'Photograph 51' clarifies female scientist's role in discovering DNA

Rosalind Franklin is not exactly a household name. Yet, the determined British scientist and expert in X-ray crystallography created the image (known as Photograph 51) critical to the discovery of DNA’s structure. She died at age 38 of ovarian cancer, and her contribution was seemingly swept aside by the time James Watson, Francis Crick and Maurice Wilkins received the 1962 Nobel Prize for discovering DNA’s double helix. 

In a densely packed 90 minutes, Anna Ziegler’s “Photograph 51,” directed by Braden Abraham and currently enjoying its Northwest premiere at the Seattle Rep, attempts to right this historic oversight of Franklin.

Ziegler freely admits that “Photograph 51” is a work of fiction rather than strict biography, and that she has tinkered with the chronology of events and inferred/imagined personal relationships. 
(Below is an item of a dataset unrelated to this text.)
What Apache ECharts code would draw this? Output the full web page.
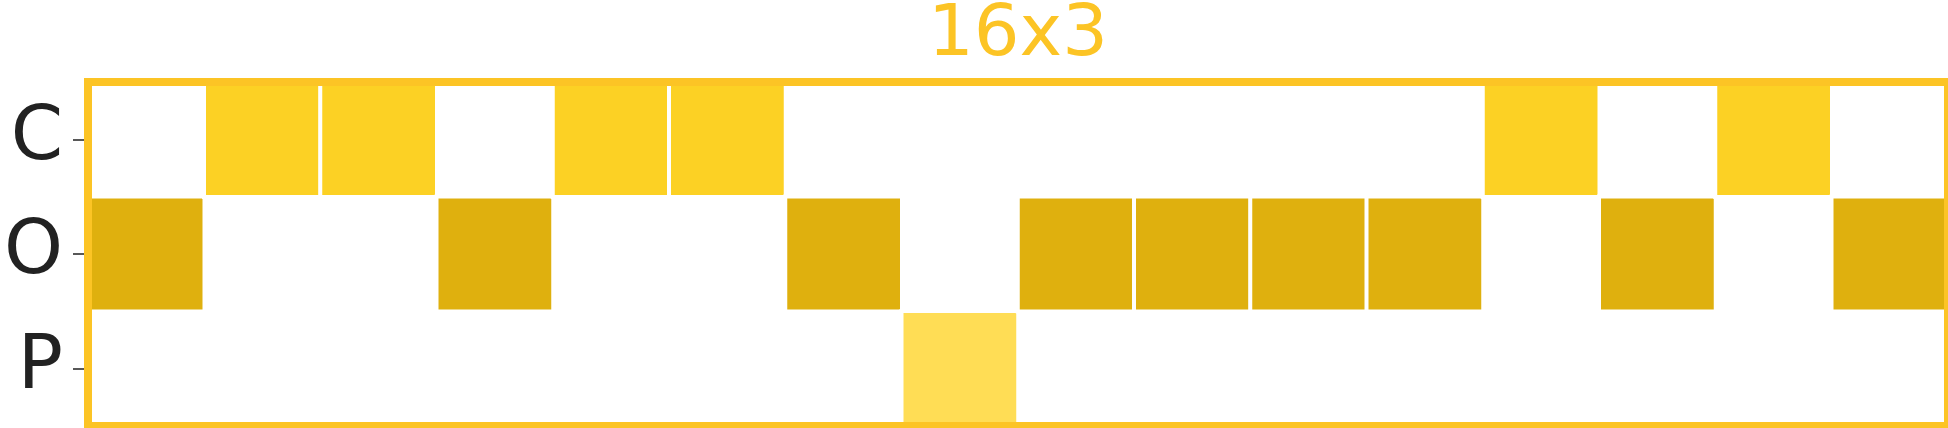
<!DOCTYPE html>
<html>
<head>
<meta charset="utf-8">
<script src="https://cdn.jsdelivr.net/npm/echarts@6/dist/echarts.min.js"></script>
<style>
html,body{margin:0;padding:0;background:#fff;}
#chart{width:1948px;height:428px;}
</style>
</head>
<body>
<div id="chart"></div>
<script>
// ---- data ----
const titleText = '16x3';
const rowLabels = ['C', 'O', 'P'];
const columns = ['1','2','3','4','5','6','7','8','9','10','11','12','13','14','15','16'];
// which row is filled in each column
const columnState = ['O','C','C','O','C','C','O','P','O','O','O','O','C','O','C','O'];
const rowColors = { C: '#FCD124', O: '#DFB00E', P: '#FFDD55' };
const accent = '#FCC425';

const cells = columnState.map((s, i) => ({
  value: [i, rowLabels.indexOf(s), 1],
  itemStyle: { color: rowColors[s] }
}));

const chart = echarts.init(document.getElementById('chart'), null, { renderer: 'canvas' });
chart.setOption({
  animation: false,
  backgroundColor: '#ffffff',
  title: {
    text: titleText,
    left: 1018,
    top: 0,
    textAlign: 'center',
    padding: 0,
    textStyle: { color: accent, fontSize: 72, fontWeight: 'normal', fontFamily: 'DejaVu Sans' }
  },
  grid: {
    left: 88, top: 82, right: 0, bottom: 2,
    show: true, z: 10,
    borderColor: accent, borderWidth: 8, backgroundColor: 'transparent'
  },
  xAxis: {
    type: 'category', data: columns,
    axisLine: { show: false }, axisTick: { show: false }, axisLabel: { show: false },
    splitLine: { show: false }, splitArea: { show: false }
  },
  yAxis: {
    type: 'category', data: rowLabels, inverse: true,
    axisLine: { show: false },
    axisTick: { show: true, alignWithLabel: true, length: 15, lineStyle: { color: '#222', width: 1.5 } },
    axisLabel: { color: '#222', fontSize: 75, fontFamily: 'DejaVu Sans', margin: 25 },
    splitLine: { show: false }, splitArea: { show: false }
  },
  series: [{
    type: 'heatmap',
    data: cells,
    itemStyle: { borderColor: '#ffffff', borderWidth: 4 },
    emphasis: { disabled: true }
  }]
});
</script>
</body>
</html>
But the difficulties encountered by Franklin as a woman working in the old-boy scientific world of Cambridge of the early 1950s are no doubt authentic enough. Ziegler structures her play such that the audience views Franklin through the eyes of her male colleagues, who sit on the sidelines enjoying drinks at the gentlemen’s clubs that Franklin is forbidden to enter while Franklin works in increasing isolation at the lab.

Kirsten Potter portrays Franklin as tightly controlled, reserved, waspish — believably a product of the hostile environment in which she operates. But Potter really shines in those moments when Franklin lets down her guard and reveals her delight in Shakespeare or hiking, or her yearning for a more well-rounded life; emotions play across Potter’s face like a brief glimpse of sunlight on a cloudy day. 

Bradford Farwell’s multifaceted portrayal of Franklin’s Cambridge colleague Maurice Wilkins teeters on the edge of despicability, yet Farwell skillfully creates the sense that a decent fellow lurks beneath the ultra-conventional product of his time. 

Benjamin Harris and M.J. Sieber as the ambitious and somewhat despicable villains of the piece, Watson and Crick, provide fodder for feminist hatred, as well as comic relief with their snobbery and limited vision. Harris is especially entertaining as the American wunderkind Watson, whose ego is as towering as his hairstyle.

Rounding out the excellent cast are Aaron Blakely as almost too-good-to-be-true American graduate student and Franklin admirer Don Caspar, and Brian Earp as fawning lab assistant Ray Gosling, whose foot-in-mouth comments provide much-needed comic moments.

Scott Bradley sets Franklin and Wilkin’s lab at center stage, surrounded on each side by minimalist sets subtly transformed by L.B. Morse’s lighting into the clubs, homes and offices frequented by the male scientists.